Вот почему является на ум этот невозможный вопрос. История показала, что этот московский «меньшой» язык (тип мышления) — центростремительный, сужающий поле реальных наблюдений, понемногу утомил самого Пушкина. По своей природе он был человеком центробежным, путешествующим. Его дальнейшая, постсобытийная эволюция, от 1826 года и далее, вся на это указывает: он все более определенно стремился от московского ядра [74] . И приходил во все большее противоречие со своим же (царским) очерком пространства 1825 года.
74
74 Его «электрон» описывал вокруг Москвы все более широкие круги. Эрзерум (первый и единственный выход Пушкина за пределы Российской империи), Оренбург, куда он устремился за Пугачевым, «История Петра», которая хотя бы теоретически нарисовала перед ними расширяющийся горизонт. Движение за Петром наиболее показательно: принимая его стратегическое задание, Пушкин искал возможности роста русской мысли за пределы того круга, который он в 1825 году столь успешно очертил, замкнул на московский манер. Последние его опыты совершались в Петербурге, в январе 1837 года, за день до дуэли с Дантесом. Он разбирал записки о Камчатке академика Крашенинникова; водил пальцем по карте, повторяя насыщенные иным пространством новые слова: Чикажу, Тигиль и Кыкша.
Наверное, так сказывалась его нереализованная тяга к путешествию, в первую очередь в Европу: желание, до конца дней не утоленное. Запреты, ссылки, полицейский надзор эту тягу только усиливали.
Пушкин составил для себя миф о заморском (европейском) рае и не успел в нем разочароваться.

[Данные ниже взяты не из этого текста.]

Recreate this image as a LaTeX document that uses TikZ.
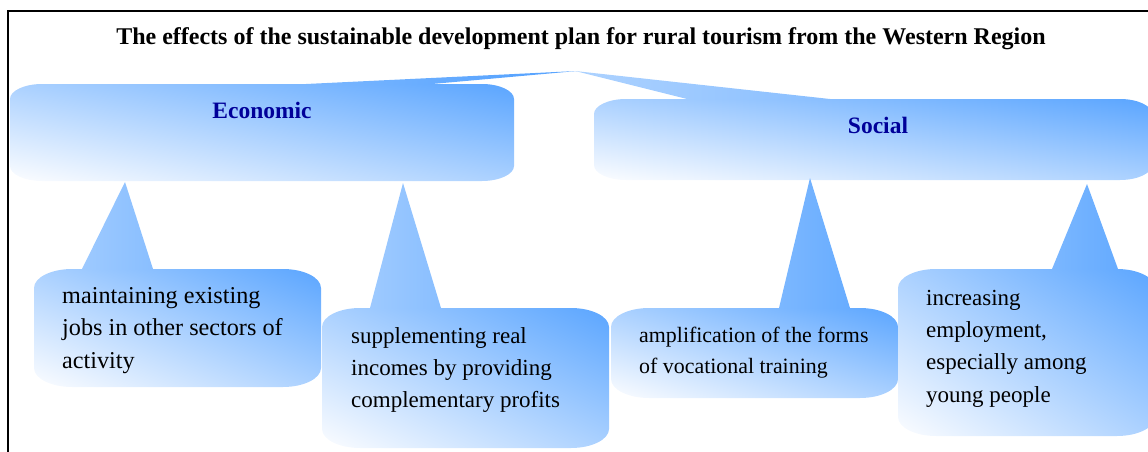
\documentclass[tikz,border=0pt]{standalone}
\usepackage{fontspec}
\setmainfont{Liberation Serif}
\definecolor{headtxt}{HTML}{000099}
% diagonal gradient over the box (central 25bp..75bp square), light at bottom-left,
% blue at top-right; each coordinate is clamped so the pointer continues the box's edge colour
\pgfdeclarefunctionalshading{diagblue}{\pgfpoint{-150bp}{-150bp}}{\pgfpoint{250bp}{250bp}}{}{%
  dup 25 lt {pop 25} if dup 75 gt {pop 75} if
  exch
  dup 25 lt {pop 25} if dup 75 gt {pop 75} if
  add 50 sub 100 div
  dup dup
  0.635 mul 0.988 exch sub 3 1 roll
  0.345 mul 0.992 exch sub exch pop 1.0}
\tikzset{
  bodytext/.style={align=left, anchor=base west, inner sep=0pt},
  headtext/.style={font=\bfseries\fontsize{23.5}{28}\selectfont, text=headtxt, anchor=base, inner sep=0pt},
  titletext/.style={font=\bfseries\fontsize{24}{28}\selectfont, anchor=base, inner sep=0pt},
  frameline/.style={line width=2pt, draw=black}
}
% #1 L, #2 T, #3 R, #4 B, #5 base left, #6 base right, #7 tip x, #8 tip y
\newcommand\bubble[8]{%
  \begin{scope}
  \clip
    ({#1},{#2+\cry}) .. controls ({#1},{#2+0.45*\cry}) and ({#1+0.45*\crx},{#2}) .. ({#1+\crx},{#2})
    -- ({#5},{#2}) -- ({#7},{#8}) -- ({#6},{#2})
    -- ({#3-\crx},{#2}) .. controls ({#3-0.45*\crx},{#2}) and ({#3},{#2+0.45*\cry}) .. ({#3},{#2+\cry})
    -- ({#3},{#4-\cry}) .. controls ({#3},{#4-0.45*\cry}) and ({#3-0.45*\crx},{#4}) .. ({#3-\crx},{#4})
    -- ({#1+\crx},{#4}) .. controls ({#1+0.45*\crx},{#4}) and ({#1},{#4-0.45*\cry}) .. ({#1},{#4-\cry})
    -- cycle;
  \pgfmathsetmacro\bcx{(#1+#3)/2}\pgfmathsetmacro\bcy{(#2+#4)/2}%
  \pgfmathsetmacro\bsx{(#3-#1)/50.1875}\pgfmathsetmacro\bsy{(#4-#2)/50.1875}%
  \begin{pgfscope}
    \pgftransformshift{\pgfpointxy{\bcx}{\bcy}}%
    \pgftransformxscale{\bsx}\pgftransformyscale{\bsy}%
    \pgflowlevelsynccm
    \pgfuseshading{diagblue}%
  \end{pgfscope}
  \end{scope}}
\begin{document}
\begin{tikzpicture}[x=1pt, y=-1pt]
\useasboundingbox (0,0) rectangle (1148,452);
\clip (0,0) rectangle (1148,452);
% frame
\draw[frameline] (8,453) -- (8,11) -- (1150,11);
% title
\node[titletext] (title) at (581,45) {The effects of the sustainable development plan for rural tourism from the Western Region};
% header callouts
\def\crx{32}\def\cry{15}
\bubble{10}{84}{514}{181}{306}{432}{577}{71}
\bubble{594}{99}{1152}{180}{687}{830}{575}{71}
\node[headtext] (econ) at (262,118) {Economic};
\node[headtext] (soc) at (878,133) {Social};
% lower callouts
\def\crx{38}\def\cry{19}
\bubble{34}{269}{321}{387}{82}{153}{125}{182}
\bubble{322}{308}{609}{448}{370}{441}{403}{183}
\bubble{611}{308}{898}{398}{779}{850}{810}{178}
\bubble{898}{269}{1155}{436}{1052}{1118}{1087}{184}
\node[bodytext, font=\fontsize{24.2}{32.5}\selectfont] (t1) at (62,368) {maintaining existing\\jobs in other sectors of\\activity};
\node[bodytext, font=\fontsize{23}{32}\selectfont] (t2) at (351,407) {supplementing real\\incomes by providing\\complementary profits};
\node[bodytext, font=\fontsize{21.9}{31}\selectfont] (t3) at (639,373) {amplification of the forms\\of vocational training};
\node[bodytext, font=\fontsize{23}{32.3}\selectfont] (t4) at (926,402) {increasing\\employment,\\especially among\\young people};
\end{tikzpicture}
\end{document}
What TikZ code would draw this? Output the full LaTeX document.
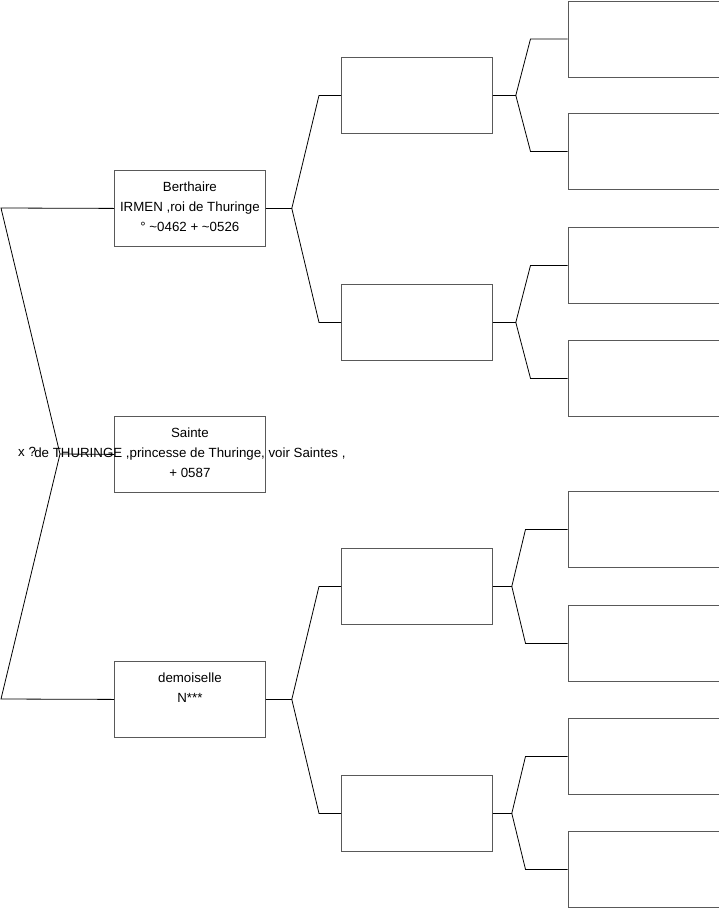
\documentclass[tikz,border=0pt]{standalone}
\usepackage{fontspec}
\setmainfont{Liberation Sans}
\begin{document}
\begin{tikzpicture}[x=1pt,y=-1pt,
  pbox/.style={draw=black!65,line width=0.8pt,minimum width=151pt,minimum height=76pt,inner sep=0pt,anchor=north west},
  ptext/.style={anchor=north,align=center,inner sep=0pt,font=\fontsize{13.3pt}{20pt}\selectfont},
  conn/.style={draw=black,line width=0.8pt}]
\useasboundingbox (0,0) rectangle (719,908);
% level 1
\node[pbox] (a1) at (114,170) {};
\node[pbox] (a2) at (114,416) {};
\node[pbox] (a3) at (114,661) {};
% level 2
\node[pbox] (b1) at (341,57) {};
\node[pbox] (b2) at (341,284) {};
\node[pbox] (b3) at (341,548) {};
\node[pbox] (b4) at (341,775) {};
% level 3
\node[pbox] (c1) at (567.5,0.5) {};
\node[pbox] (c2) at (567.5,113) {};
\node[pbox] (c3) at (567.5,227) {};
\node[pbox] (c4) at (567.5,340) {};
\node[pbox] (c5) at (567.5,491) {};
\node[pbox] (c6) at (567.5,605) {};
\node[pbox] (c7) at (567.5,718) {};
\node[pbox] (c8) at (567.5,831) {};
% texts
\node[ptext] (t1) at ([yshift=-12pt]a1.north) {Berthaire\\IRMEN ,roi de Thuringe\\° \textasciitilde0462 + \textasciitilde0526};
\node[ptext] (t2) at ([yshift=-12pt]a2.north) {Sainte\\de THURINGE ,princesse de Thuringe, voir Saintes ,\\+ 0587};
\node[ptext] (t3) at ([yshift=-12pt]a3.north) {demoiselle\\N***};
\node[ptext,anchor=west] (x) at (18,452) {x ?};
% left connectors
\coordinate (l1) at (1,208);
\coordinate (l3) at (1,699);
\coordinate (lm) at (60,454);
\draw[conn] (a1.west) -- (l1) -- (lm) -- (l3) -- (a3.west);
\draw[conn] (lm) -- (a2.west);
% level 1 -> level 2
\draw[conn] (a1.east) -- ++(26,0) coordinate (f1) -- ([xshift=-22pt]b1.west) -- (b1.west);
\draw[conn] (f1) -- ([xshift=-22pt]b2.west) -- (b2.west);
\draw[conn] (a3.east) -- ++(26,0) coordinate (f3) -- ([xshift=-22pt]b3.west) -- (b3.west);
\draw[conn] (f3) -- ([xshift=-22pt]b4.west) -- (b4.west);
% level 2 -> level 3
\draw[conn] (b1.east) -- ++(23,0) coordinate (g1) -- ([xshift=-37pt]c1.west) -- (c1.west);
\draw[conn] (g1) -- ([xshift=-37pt]c2.west) -- (c2.west);
\draw[conn] (b2.east) -- ++(23,0) coordinate (g2) -- ([xshift=-37pt]c3.west) -- (c3.west);
\draw[conn] (g2) -- ([xshift=-37pt]c4.west) -- (c4.west);
\draw[conn] (b3.east) -- ++(19,0) coordinate (g3) -- ([xshift=-42pt]c5.west) -- (c5.west);
\draw[conn] (g3) -- ([xshift=-42pt]c6.west) -- (c6.west);
\draw[conn] (b4.east) -- ++(19,0) coordinate (g4) -- ([xshift=-42pt]c7.west) -- (c7.west);
\draw[conn] (g4) -- ([xshift=-42pt]c8.west) -- (c8.west);
\end{tikzpicture}
\end{document}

Карамзин и Чаадаев успели: они поехали в Европу и затем оба вернулись (не они одни), хоть и по разным причинам, но в одном убеждении, что там, при всем комфорте пребывания, они никогда не станут своими, не заговорят уверенно на своем языке — до такой степени он не совпадает с любой иной, кроме российской, окрестностью. Эти свойство и чужеродность, притяжение и отторжение внешних пространств ими были испытаны, Пушкиным — нет. Ему не дали оглядеться и остыть в Европе, удержали во внутренней изоляции. Отсюда эти непреходящие грезы и вождения пальцем по карте с нарисованными далекими морями.